Wednesday, 4 May 2016

just one layer

I have come to view the sexuality of gynephilic transgender people as another layer of a larger and more complex picture. I think of it as a transparent film that forms part of many others glued together such that it cannot be separated from the rest.

Human sexuality is already complex enough but when you add having a desire to be female to the mix it becomes all the more so. What I have realized is that while this aspect is not driving me to transition it has adhered itself to my gender identity and wanes in significance with the passage of time.

People like us cannot naturally follow the prescribed rules of the binary because we were never equipped to do so. For whatever reason we were born with a difference that seemed to demand we go our own way right from the outset. Once you understand and accept this it makes it easier to function in life.

I was speaking to my mother yesterday and I mentioned that it might be a possibility that I could fully or partially socially transition once I retire.

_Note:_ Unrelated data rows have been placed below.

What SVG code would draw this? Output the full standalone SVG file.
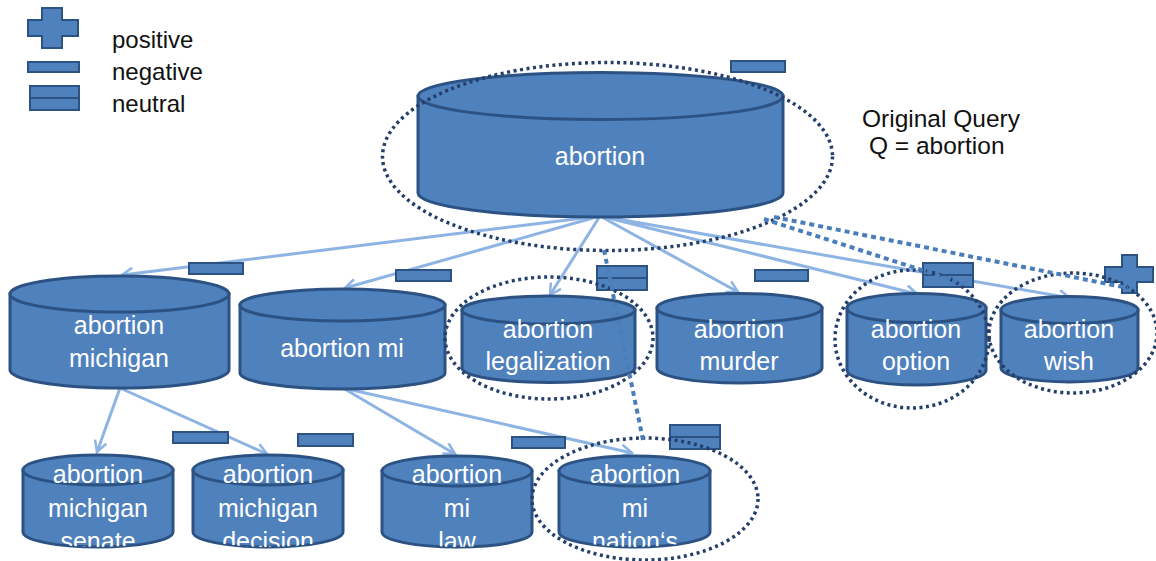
<svg xmlns="http://www.w3.org/2000/svg" width="1156" height="561" viewBox="0 0 1156 561">
<defs>
<style>
.cyl{fill:#4F81BD;stroke:#2B5283;stroke-width:3}
.nt{font-family:"Liberation Sans",Arial,sans-serif;font-size:25px;fill:#ffffff;text-anchor:middle}
.lt{font-family:"Liberation Sans",Arial,sans-serif;font-size:24px;fill:#111111}
.arrow{fill:none;stroke:#8EB4E3;stroke-width:3;marker-end:url(#arr)}
.dot{fill:none;stroke:#243F6B;stroke-width:3.5;stroke-dasharray:3 3.5}
.dash{fill:none;stroke:#4A7EBB;stroke-width:4;stroke-dasharray:5 4}
.sym{fill:#4F81BD;stroke:#2B5283;stroke-width:2}
</style>
<marker id="arr" viewBox="0 0 14 14" refX="12" refY="7" markerWidth="14" markerHeight="14" markerUnits="userSpaceOnUse" orient="auto">
<path d="M1,1 L12,7 L1,13" fill="none" stroke="#8EB4E3" stroke-width="2.5"/>
</marker>
<clipPath id="c-senate"><path d="M23,470 L23,532 A75,15 0 0 0 173,532 L173,470 L173,440 L23,440 Z"/></clipPath>
<clipPath id="c-decision"><path d="M193,470 L193,532 A75,15 0 0 0 343,532 L343,470 L343,440 L193,440 Z"/></clipPath>
<clipPath id="c-law"><path d="M382,471 L382,532 A75,15 0 0 0 532,532 L532,471 L532,440 L382,440 Z"/></clipPath>
<clipPath id="c-nation"><path d="M559,471 L559,532 A75.5,15 0 0 0 710,532 L710,471 L710,440 L559,440 Z"/></clipPath>
</defs>
<rect width="1156" height="561" fill="#ffffff"/>

<!-- legend -->
<g id="legend">
<path class="sym" d="M42,8 H62 V20 H78 V36 H62 V48 H42 V36 H28 V20 H42 Z"/>
<rect class="sym" x="28" y="62" width="51" height="10"/>
<rect class="sym" x="30" y="86" width="49" height="12"/>
<rect class="sym" x="30" y="98" width="49" height="12"/>
<text class="lt" x="112" y="48">positive</text>
<text class="lt" x="112" y="80">negative</text>
<text class="lt" x="112" y="112">neutral</text>
</g>

<g id="query-label">
<text class="lt" x="862" y="127" style="font-size:24.5px">Original Query</text>
<text class="lt" x="869" y="154" style="font-size:24.5px">Q = abortion</text>
</g>

<!-- connectors -->
<g id="connectors">
<line class="arrow" x1="600" y1="216" x2="122" y2="275"/>
<line class="arrow" x1="600" y1="216" x2="345" y2="288"/>
<line class="arrow" x1="600" y1="216" x2="550" y2="295"/>
<line class="arrow" x1="600" y1="216" x2="738" y2="292"/>
<line class="arrow" x1="600" y1="216" x2="917" y2="294"/>
<line class="arrow" x1="600" y1="216" x2="1070" y2="298"/>
<line class="arrow" x1="120" y1="388" x2="97" y2="452"/>
<line class="arrow" x1="120" y1="388" x2="267" y2="454"/>
<line class="arrow" x1="343" y1="388" x2="455" y2="454"/>
<line class="arrow" x1="343" y1="388" x2="632" y2="453"/>
</g>

<!-- nodes -->
<g id="node-abortion">
<path class="cyl" d="M418,96 L418,193 A182.5,24 0 0 0 783,193 L783,96 Z"/>
<ellipse class="cyl" cx="600.5" cy="96" rx="182.5" ry="23.5"/>
<text class="nt" x="600" y="165">abortion</text>
</g>
<g id="node-michigan">
<path class="cyl" d="M10,294 L10,370 A109.5,18 0 0 0 229,370 L229,294 Z"/>
<ellipse class="cyl" cx="119.5" cy="294" rx="109.5" ry="18"/>
<text class="nt" x="119" y="334">abortion</text>
<text class="nt" x="119" y="367">michigan</text>
</g>
<g id="node-mi">
<path class="cyl" d="M240,305 L240,373 A102.5,16 0 0 0 445,373 L445,305 Z"/>
<ellipse class="cyl" cx="342.5" cy="305" rx="102.5" ry="16"/>
<text class="nt" x="342" y="357">abortion mi</text>
</g>
<g id="node-legalization">
<path class="cyl" d="M462,310 L462,368 A86.5,14.5 0 0 0 635,368 L635,310 Z"/>
<ellipse class="cyl" cx="548.5" cy="310" rx="86.5" ry="14"/>
<text class="nt" x="548" y="338">abortion</text>
<text class="nt" x="548" y="370">legalization</text>
</g>
<g id="node-murder">
<path class="cyl" d="M657,308 L657,368 A82.5,15 0 0 0 822,368 L822,308 Z"/>
<ellipse class="cyl" cx="739.5" cy="308" rx="82.5" ry="14.5"/>
<text class="nt" x="739" y="338">abortion</text>
<text class="nt" x="739" y="370">murder</text>
</g>
<g id="node-option">
<path class="cyl" d="M847,308 L847,370 A69.5,15 0 0 0 986,370 L986,308 Z"/>
<ellipse class="cyl" cx="916.5" cy="308" rx="69.5" ry="14.5"/>
<text class="nt" x="916" y="338">abortion</text>
<text class="nt" x="916" y="370">option</text>
</g>
<g id="node-wish">
<path class="cyl" d="M1001,310 L1001,368 A68.5,14 0 0 0 1138,368 L1138,310 Z"/>
<ellipse class="cyl" cx="1069.5" cy="310" rx="68.5" ry="13.5"/>
<text class="nt" x="1069" y="338">abortion</text>
<text class="nt" x="1069" y="370">wish</text>
</g>
<g id="node-senate">
<path class="cyl" d="M23,470 L23,532 A75,15 0 0 0 173,532 L173,470 Z"/>
<ellipse class="cyl" cx="98" cy="470" rx="75" ry="15"/>
<g clip-path="url(#c-senate)">
<text class="nt" x="98" y="483">abortion</text>
<text class="nt" x="98" y="517">michigan</text>
<text class="nt" x="98" y="550">senate</text>
</g>
</g>
<g id="node-decision">
<path class="cyl" d="M193,470 L193,532 A75,15 0 0 0 343,532 L343,470 Z"/>
<ellipse class="cyl" cx="268" cy="470" rx="75" ry="15"/>
<g clip-path="url(#c-decision)">
<text class="nt" x="268" y="483">abortion</text>
<text class="nt" x="268" y="517">michigan</text>
<text class="nt" x="268" y="550">decision</text>
</g>
</g>
<g id="node-law">
<path class="cyl" d="M382,471 L382,532 A75,15 0 0 0 532,532 L532,471 Z"/>
<ellipse class="cyl" cx="457" cy="471" rx="75" ry="15"/>
<g clip-path="url(#c-law)">
<text class="nt" x="457" y="483">abortion</text>
<text class="nt" x="457" y="517">mi</text>
<text class="nt" x="457" y="550">law</text>
</g>
</g>
<g id="node-nations">
<path class="cyl" d="M559,471 L559,532 A75.5,15 0 0 0 710,532 L710,471 Z"/>
<ellipse class="cyl" cx="634.5" cy="471" rx="75.5" ry="15"/>
<g clip-path="url(#c-nation)">
<text class="nt" x="635" y="483">abortion</text>
<text class="nt" x="635" y="517">mi</text>
<text class="nt" x="635" y="550">nation‘s</text>
</g>
</g>

<!-- sentiment labels -->
<g id="labels">
<rect class="sym" x="731" y="61" width="54" height="11"/>
<rect class="sym" x="189" y="263" width="54" height="11"/>
<rect class="sym" x="396" y="270" width="55" height="11"/>
<rect class="sym" x="597" y="266" width="50" height="12"/>
<rect class="sym" x="597" y="278" width="50" height="12"/>
<rect class="sym" x="755" y="270" width="53" height="11"/>
<rect class="sym" x="923" y="263" width="50" height="12"/>
<rect class="sym" x="923" y="275" width="50" height="12"/>
<path class="sym" d="M1122,255 H1137 V267 H1153 V282 H1137 V293 H1122 V282 H1105 V267 H1122 Z"/>
<rect class="sym" x="173" y="432" width="55" height="11"/>
<rect class="sym" x="298" y="434" width="55" height="12"/>
<rect class="sym" x="512" y="437" width="53" height="11"/>
<rect class="sym" x="670" y="425" width="50" height="12"/>
<rect class="sym" x="670" y="437" width="50" height="12"/>
</g>

<!-- cluster outlines and relation lines -->
<g id="clusters">
<ellipse class="dot" cx="607.5" cy="156.5" rx="225" ry="94"/>
<ellipse class="dot" cx="549" cy="338" rx="104" ry="61"/>
<ellipse class="dot" cx="912" cy="339" rx="77" ry="69"/>
<ellipse class="dot" cx="1073" cy="333" rx="84" ry="60"/>
<ellipse class="dot" cx="645" cy="499" rx="113" ry="61"/>
<path class="dash" d="M604,250 L643,440"/>
<path class="dash" d="M764,219 L968,285"/>
<path class="dash" d="M774,217 L1128,288"/>
</g>
</svg>
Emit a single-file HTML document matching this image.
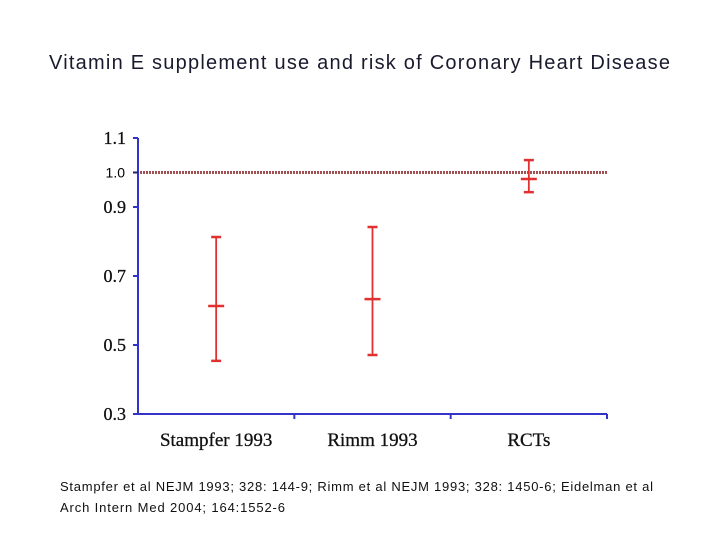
<!DOCTYPE html>
<html><head><meta charset="utf-8"><style>
body{margin:0;background:#fff;}
svg{display:block;}
</style></head><body>
<svg width="720" height="540" id="chart">
<text x="49" y="69" textLength="621" lengthAdjust="spacing" font-family="Liberation Sans, sans-serif" font-size="20" fill="#1a1a2e">Vitamin E supplement use and risk of Coronary Heart Disease</text>
<text x="60" y="491" textLength="593" lengthAdjust="spacing" font-family="Liberation Sans, sans-serif" font-size="13" fill="#111">Stampfer et al NEJM 1993; 328: 144-9;  Rimm et al NEJM 1993; 328: 1450-6;  Eidelman et al</text>
<text x="60" y="512" textLength="225" lengthAdjust="spacing" font-family="Liberation Sans, sans-serif" font-size="13" fill="#111">Arch Intern Med 2004; 164:1552-6</text>
<g id="plot"></g>
</svg>
<script>
const categories = ["Stampfer 1993", "Rimm 1993", "RCTs"];
const estimates = [0.613, 0.633, 0.981];
const lowers = [0.454, 0.471, 0.943];
const uppers = [0.813, 0.842, 1.036];
const yTicks = [0.3, 0.5, 0.7, 0.9, 1.1];
const refValue = 1.0;

const NS = "http://www.w3.org/2000/svg";
const g = document.getElementById("plot");
const x0 = 138, x1 = 607, yTop = 138, yBot = 414, vMin = 0.3, vMax = 1.1;
function yS(v){ return yBot - (v - vMin) / (vMax - vMin) * (yBot - yTop); }
const bw = (x1 - x0) / categories.length;
function xS(i){ return x0 + bw * (i + 0.5); }
function mk(tag, attrs){ const e = document.createElementNS(NS, tag); for (const k in attrs) e.setAttribute(k, attrs[k]); g.appendChild(e); return e; }

let e;
e = mk("line", {x1:x0, y1:yTop, x2:x0, y2:yBot, stroke:"#3333cc", "stroke-width":2});


e = mk("line", {x1:x0, y1:yBot, x2:x1, y2:yBot, stroke:"#3333cc", "stroke-width":2});



yTicks.forEach(v => {
  const y = yS(v);
  e = mk("line", {x1:x0-5, y1:y, x2:x0, y2:y, stroke:"#3333cc", "stroke-width":2});
  
  
  e = mk("text", {x:x0-12, y:y+6, "text-anchor":"end", "font-family":"Liberation Serif, serif", "font-size":18, fill:"#111", stroke:"#111", "stroke-width":0.3});
  e.textContent = v.toFixed(1);
  
  
});
for (let i = 1; i <= categories.length; i++) {
  const x = x0 + bw * i;
  e = mk("line", {x1:x, y1:yBot, x2:x, y2:yBot+5, stroke:"#3333cc", "stroke-width":2});
  
  
}
const ry = yS(refValue);
e = mk("line", {x1:x0-5, y1:ry, x2:x0, y2:ry, stroke:"#222266", "stroke-width":2});


e = mk("line", {x1:x0+2, y1:ry, x2:x1, y2:ry, stroke:"#a05050", "stroke-width":3, "stroke-dasharray":"2,1"});


e = mk("text", {x:x0-13, y:ry+5, "text-anchor":"end", "font-family":"Liberation Sans, sans-serif", "font-size":14, fill:"#000"});
e.textContent = refValue.toFixed(1);



categories.forEach((c, i) => {
  const x = xS(i);
  e = mk("text", {x:x, y:yBot+32, "text-anchor":"middle", "font-family":"Liberation Serif, serif", "font-size":19, fill:"#111", stroke:"#111", "stroke-width":0.3});
  e.textContent = c;
  
  
  e = mk("line", {x1:x, y1:yS(uppers[i]), x2:x, y2:yS(lowers[i]), stroke:"#e03030", "stroke-width":1.8});
  
  
  [uppers[i], lowers[i]].forEach(v => {
    e = mk("line", {x1:x-5, y1:yS(v), x2:x+5, y2:yS(v), stroke:"#e03030", "stroke-width":2.5});
    
    
  });
  e = mk("line", {x1:x-8, y1:yS(estimates[i]), x2:x+8, y2:yS(estimates[i]), stroke:"#e03030", "stroke-width":2.5});
  
  
});
</script>
</body></html>
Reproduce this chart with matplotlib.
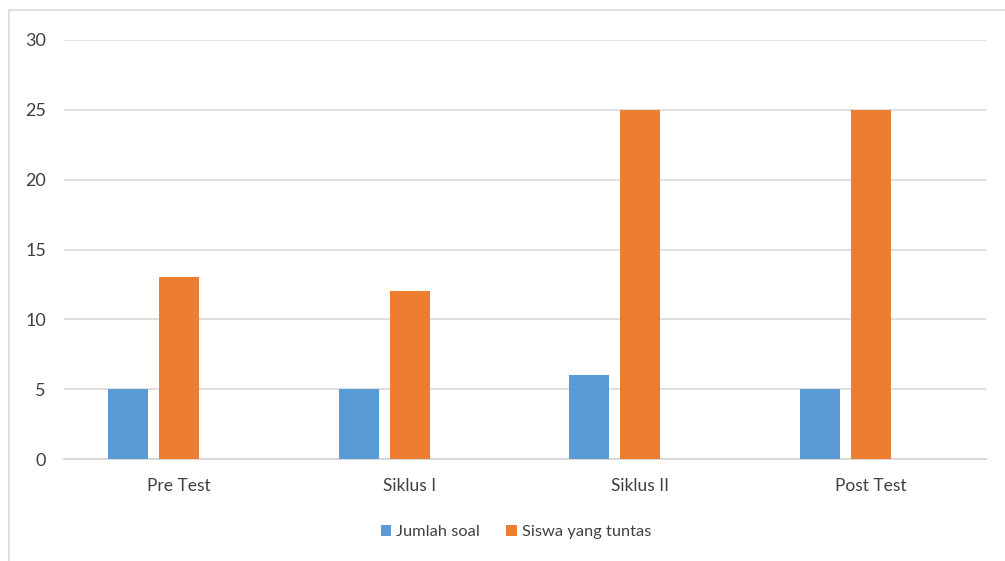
import matplotlib
matplotlib.use("Agg")
import matplotlib.pyplot as plt
from matplotlib.patches import Rectangle
import numpy as np

categories = ["Pre Test", "Siklus I", "Siklus II", "Post Test"]
jumlah_soal = [5, 5, 6, 5]
siswa_tuntas = [13, 12, 25, 25]
yticks = [0, 5, 10, 15, 20, 25, 30]

plt.rcParams['font.family'] = ['Lato', 'DejaVu Sans']

W, H = 1005, 561
fig = plt.figure(figsize=(W / 100, H / 100), dpi=100)

# chart frame (cropped at right/bottom)
fig.patches.append(Rectangle((9 / W, 1 - 570 / H), 1.1, (570 - 10) / H,
                             transform=fig.transFigure, fill=False,
                             edgecolor="#d9d9d9", linewidth=1.2))

x0, x1 = 64, 986
y_top, y_bot = 40, 459
ax = fig.add_axes([x0 / W, 1 - y_bot / H, (x1 - x0) / W, (y_bot - y_top) / H])

x = np.arange(len(categories))
bw = 0.1735
off = 0.221
ax.bar(x - off, jumlah_soal, bw, color="#5B9BD5", label="Jumlah soal", zorder=3)
ax.bar(x, siswa_tuntas, bw, color="#ED7D31", label="Siswa yang tuntas", zorder=3)

ax.set_xlim(-0.5, len(categories) - 0.5)
ax.set_ylim(0, 30)
ax.set_yticks(yticks)
ax.set_xticks(x)
ax.set_xticklabels(categories)
ax.grid(axis="y", color="#d9d9d9", linewidth=1.2, zorder=0)
for s in ["top", "right", "left"]:
    ax.spines[s].set_visible(False)
ax.spines["bottom"].set_color("#d9d9d9")
ax.spines["bottom"].set_linewidth(1.5)
ax.tick_params(axis="both", length=0, labelsize=12.5, colors="#404040")
ax.tick_params(axis="y", pad=13, labelsize=13)
ax.tick_params(axis="x", pad=14)
for lab in ax.get_xticklabels() + ax.get_yticklabels():
    lab.set_color("#404040")

leg = fig.legend(loc="center", bbox_to_anchor=(516 / W, 1 - 532 / H), ncol=2,
                 frameon=False, fontsize=11.8, handlelength=0.65, handleheight=0.65,
                 handletextpad=0.3, columnspacing=1.6)
for t in leg.get_texts():
    t.set_color("#404040")

fig.savefig("out.png", dpi=100)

That is not very likely because I am very satisfied with the way things are right now. However, what was most interesting to me was that she did not bat an eyelash and she went on to mention that she had recently seen a very well put together crossdressed man at her local thrift shop. This is the kind of conversation I never would have dreamed of having with my soon to be 80 year old mother who is really is progressive is so many ways and wise about life.

That tends to happen when you've been around for a while although not everyone gets there.